Le spectacle de Bashung, qui est certainement celui qui a fait la plus forte impression sur la presse depuis la rentrée, a déjà connu, quant à lui, les salles de grandes dimensions même si la référence reste des soirées extraordinaires au Bataclan, devant à peine plus d’un millier de spectateurs chaque soir. Et, curieusement, les chansons lentes ou étales ont quelques difficultés à passer, comme Madame rêve. En revanche, les titres les plus abrasifs, qui laissent le champ aux guitares électriques et aux envolées de violon électrifié, habitent avec majesté le Phénix – Osez Joséphine, Faites monter, Elvire. Mais, dans une soirée ainsi partagée, l’usage est de ne pas s’attarder. Devant rester sur scène une heure et quart, Bashung s’attarde, traîne en longueur, chaparde une demi-heure. De la fosse devant la scène monte, aux rappels, la clameur «Bénabar! Bénabar!» Faire envie, chanté en duo amoureux avec son épouse Chloé Mons, en haché de sifflets et de clameurs. Angora et Malaxe, qui finissent le concert, vont encore souffrir de protestations.
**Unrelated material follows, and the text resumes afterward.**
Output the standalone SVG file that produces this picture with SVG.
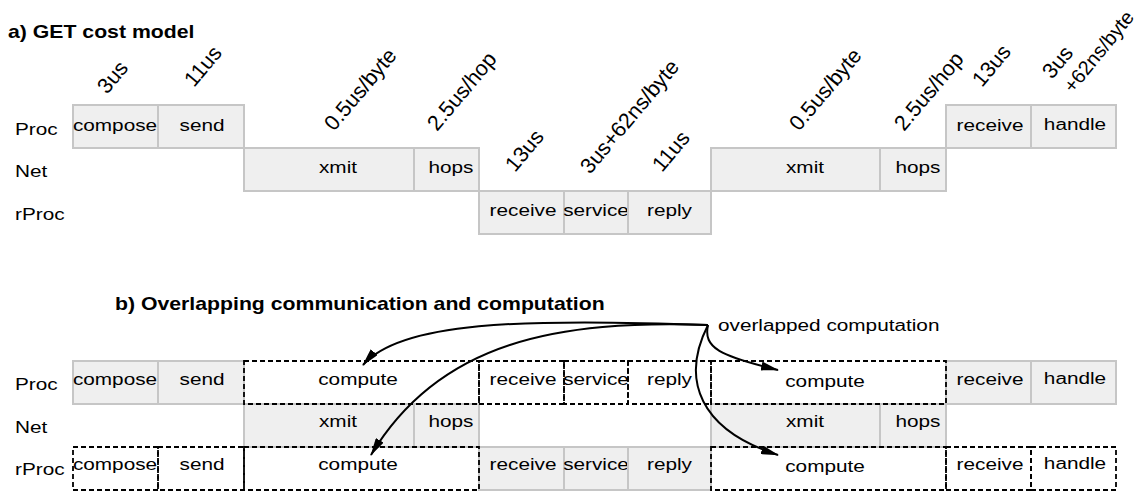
<svg xmlns="http://www.w3.org/2000/svg" width="1140" height="491" viewBox="0 0 1140 491">
<style>
.box{fill:#efefef;stroke:#c6c6c6;stroke-width:2}
.dash{fill:none;stroke:#000;stroke-width:1.8;stroke-dasharray:5,3}
text{font-family:"Liberation Sans",Arial,Helvetica,sans-serif;fill:#000}
.t{font-size:17.3px;text-anchor:middle}
.l{font-size:17.3px;text-anchor:start}
.title{font-size:17.7px;font-weight:bold;text-anchor:start}
.r{font-size:21.5px;text-anchor:start}
.conn{fill:none;stroke:#000;stroke-width:2;marker-end:url(#ah)}
</style>
<defs>
<marker id="ah" viewBox="0 0 18 9" refX="17" refY="4.5" markerWidth="18" markerHeight="9" markerUnits="userSpaceOnUse" orient="auto">
<path d="M0,0 L18,4.5 L0,9 Z" fill="#000"/>
</marker>
</defs>

<!-- Part a -->
<text class="title" transform="translate(8,37.5) scale(1.2,1)">a) GET cost model</text>
<text class="l" transform="translate(15,135) scale(1.2,1)">Proc</text>
<text class="l" transform="translate(15,177) scale(1.2,1)">Net</text>
<text class="l" transform="translate(15,220) scale(1.2,1)">rProc</text>

<g id="a-labels">
<text class="r" transform="translate(107,95) rotate(-50)">3us</text>
<text class="r" transform="translate(194,88) rotate(-50)">11us</text>
<text class="r" transform="translate(334,132) rotate(-50)">0.5us/byte</text>
<text class="r" transform="translate(437,132) rotate(-50)">2.5us/hop</text>
<text class="r" transform="translate(515,173) rotate(-50)">13us</text>
<text class="r" transform="translate(590,175) rotate(-50)">3us+62ns/byte</text>
<text class="r" transform="translate(662,173) rotate(-50)">11us</text>
<text class="r" transform="translate(799,132) rotate(-50)">0.5us/byte</text>
<text class="r" transform="translate(904,132) rotate(-50)">2.5us/hop</text>
<text class="r" transform="translate(982,88) rotate(-50)">13us</text>
<text class="r" transform="translate(1052,80) rotate(-50)">3us</text>
<text class="r" style="font-size:20px" transform="translate(1073,94) rotate(-51)">+62ns/byte</text>
</g>

<g id="a-proc-compose"><rect class="box" x="73" y="105" width="85" height="43"/><text class="t" transform="translate(115,131) scale(1.2,1)">compose</text></g>
<g id="a-proc-send"><rect class="box" x="158" y="105" width="86" height="43"/><text class="t" transform="translate(202,131) scale(1.2,1)">send</text></g>
<g id="a-net-xmit"><rect class="box" x="244" y="148" width="170" height="43"/><text class="t" transform="translate(338,173) scale(1.2,1)">xmit</text></g>
<g id="a-net-hops"><rect class="box" x="414" y="148" width="65" height="43"/><text class="t" transform="translate(451,173) scale(1.2,1)">hops</text></g>
<g id="a-rproc-receive"><rect class="box" x="479" y="191" width="85" height="43"/><text class="t" transform="translate(523,216) scale(1.2,1)">receive</text></g>
<g id="a-rproc-service"><rect class="box" x="564" y="191" width="64" height="43"/><text class="t" transform="translate(596,216) scale(1.2,1)">service</text></g>
<g id="a-rproc-reply"><rect class="box" x="628" y="191" width="83" height="43"/><text class="t" transform="translate(669.5,216) scale(1.2,1)">reply</text></g>
<g id="a-net-xmit2"><rect class="box" x="711" y="148" width="169" height="43"/><text class="t" transform="translate(805,173) scale(1.2,1)">xmit</text></g>
<g id="a-net-hops2"><rect class="box" x="880" y="148" width="66" height="43"/><text class="t" transform="translate(918,173) scale(1.2,1)">hops</text></g>
<g id="a-proc-receive"><rect class="box" x="946" y="105" width="85" height="43"/><text class="t" transform="translate(990,131) scale(1.2,1)">receive</text></g>
<g id="a-proc-handle"><rect class="box" x="1031" y="105" width="85" height="43"/><text class="t" transform="translate(1075,129.5) scale(1.2,1)">handle</text></g>

<!-- Part b -->
<text class="title" transform="translate(115,310) scale(1.2,1)">b) Overlapping communication and computation</text>
<text class="l" transform="translate(15,390) scale(1.2,1)">Proc</text>
<text class="l" transform="translate(15,433) scale(1.2,1)">Net</text>
<text class="l" transform="translate(15,475) scale(1.2,1)">rProc</text>

<g id="b-proc-compose"><rect class="box" x="73" y="361" width="85" height="43"/><text class="t" transform="translate(115,385) scale(1.2,1)">compose</text></g>
<g id="b-proc-send"><rect class="box" x="158" y="361" width="86" height="43"/><text class="t" transform="translate(202,385) scale(1.2,1)">send</text></g>
<g id="b-net-xmit"><rect class="box" x="244" y="404" width="170" height="43"/><text class="t" transform="translate(338,427) scale(1.2,1)">xmit</text></g>
<g id="b-net-hops"><rect class="box" x="414" y="404" width="65" height="43"/><text class="t" transform="translate(451,427) scale(1.2,1)">hops</text></g>
<g id="b-rproc-receive"><rect class="box" x="479" y="447" width="85" height="43"/><text class="t" transform="translate(523,470) scale(1.2,1)">receive</text></g>
<g id="b-rproc-service"><rect class="box" x="564" y="447" width="64" height="43"/><text class="t" transform="translate(596,470) scale(1.2,1)">service</text></g>
<g id="b-rproc-reply"><rect class="box" x="628" y="447" width="83" height="43"/><text class="t" transform="translate(669.5,470) scale(1.2,1)">reply</text></g>
<g id="b-net-xmit2"><rect class="box" x="711" y="404" width="169" height="43"/><text class="t" transform="translate(805,427) scale(1.2,1)">xmit</text></g>
<g id="b-net-hops2"><rect class="box" x="880" y="404" width="66" height="43"/><text class="t" transform="translate(918,427) scale(1.2,1)">hops</text></g>
<g id="b-proc-receive"><rect class="box" x="946" y="361" width="85" height="43"/><text class="t" transform="translate(990,385) scale(1.2,1)">receive</text></g>
<g id="b-proc-handle"><rect class="box" x="1031" y="361" width="85" height="43"/><text class="t" transform="translate(1075,383.5) scale(1.2,1)">handle</text></g>

<g id="b-proc-compute"><rect class="dash" x="244" y="361" width="235" height="43"/><text class="t" transform="translate(358,385) scale(1.2,1)">compute</text></g>
<g id="b-proc-receive-o"><rect class="dash" x="479" y="361" width="85" height="43"/><text class="t" transform="translate(523,385) scale(1.2,1)">receive</text></g>
<g id="b-proc-service-o"><rect class="dash" x="564" y="361" width="64" height="43"/><text class="t" transform="translate(596,385) scale(1.2,1)">service</text></g>
<g id="b-proc-reply-o"><rect class="dash" x="628" y="361" width="83" height="43"/><text class="t" transform="translate(669.5,385) scale(1.2,1)">reply</text></g>
<g id="b-proc-compute2"><rect class="dash" x="711" y="361" width="235" height="43"/><text class="t" transform="translate(825,387) scale(1.2,1)">compute</text></g>

<g id="b-rproc-compose"><rect class="dash" x="73" y="447" width="85" height="43"/><text class="t" transform="translate(115,470) scale(1.2,1)">compose</text></g>
<g id="b-rproc-send"><rect class="dash" x="158" y="447" width="86" height="43"/><text class="t" transform="translate(202,470) scale(1.2,1)">send</text></g>
<g id="b-rproc-compute"><rect class="dash" x="244" y="447" width="235" height="43"/><text class="t" transform="translate(358,470) scale(1.2,1)">compute</text></g>
<g id="b-rproc-compute2"><rect class="dash" x="711" y="447" width="235" height="43"/><text class="t" transform="translate(825,472) scale(1.2,1)">compute</text></g>
<g id="b-rproc-receive-o"><rect class="dash" x="946" y="447" width="85" height="43"/><text class="t" transform="translate(990,470) scale(1.2,1)">receive</text></g>
<g id="b-rproc-handle-o"><rect class="dash" x="1031" y="447" width="85" height="43"/><text class="t" transform="translate(1075,468.5) scale(1.2,1)">handle</text></g>

<g id="note"><text class="l" transform="translate(718,330.5) scale(1.2,1)">overlapped computation</text></g>

<g id="connectors">
<path class="conn" d="M708,325 C520,318 400,322 363,365"/>
<path class="conn" d="M708,325 C560,320 440,340 371,455"/>
<path class="conn" d="M708,325 C703,348 720,356 778,370"/>
<path class="conn" d="M708,325 C680,380 700,430 778,455"/>
</g>
</svg>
Evidemment, le triomphateur – s’il en faut désigner un – est Bénabar, de retour sous le grand chapiteau après un premier passage en 2002. Mais, à l’époque, c’était en ouverture de soirée. Là, son show est celui d’un interprète vigoureusement libre, généreusement fantaisiste, qui sait combien le public le suit et l’aime dans son curieux mélange de dépense physique et de parfaite maîtrise de l’interprétation, autant comique qu’émotionnelle. Triomphe long également: au retard pris par Bashung, il ajoute le sien. Commencée à 19h50 - à l’heure prévue -, la soirée s’achève à 1h45: privilège des festivals de province où le dernier métro n’est pas un souci; roborative fête de la chanson, si prodigue que l’on attend un autre gros samedi l’année prochaine – ce sera le 23 avril 2005.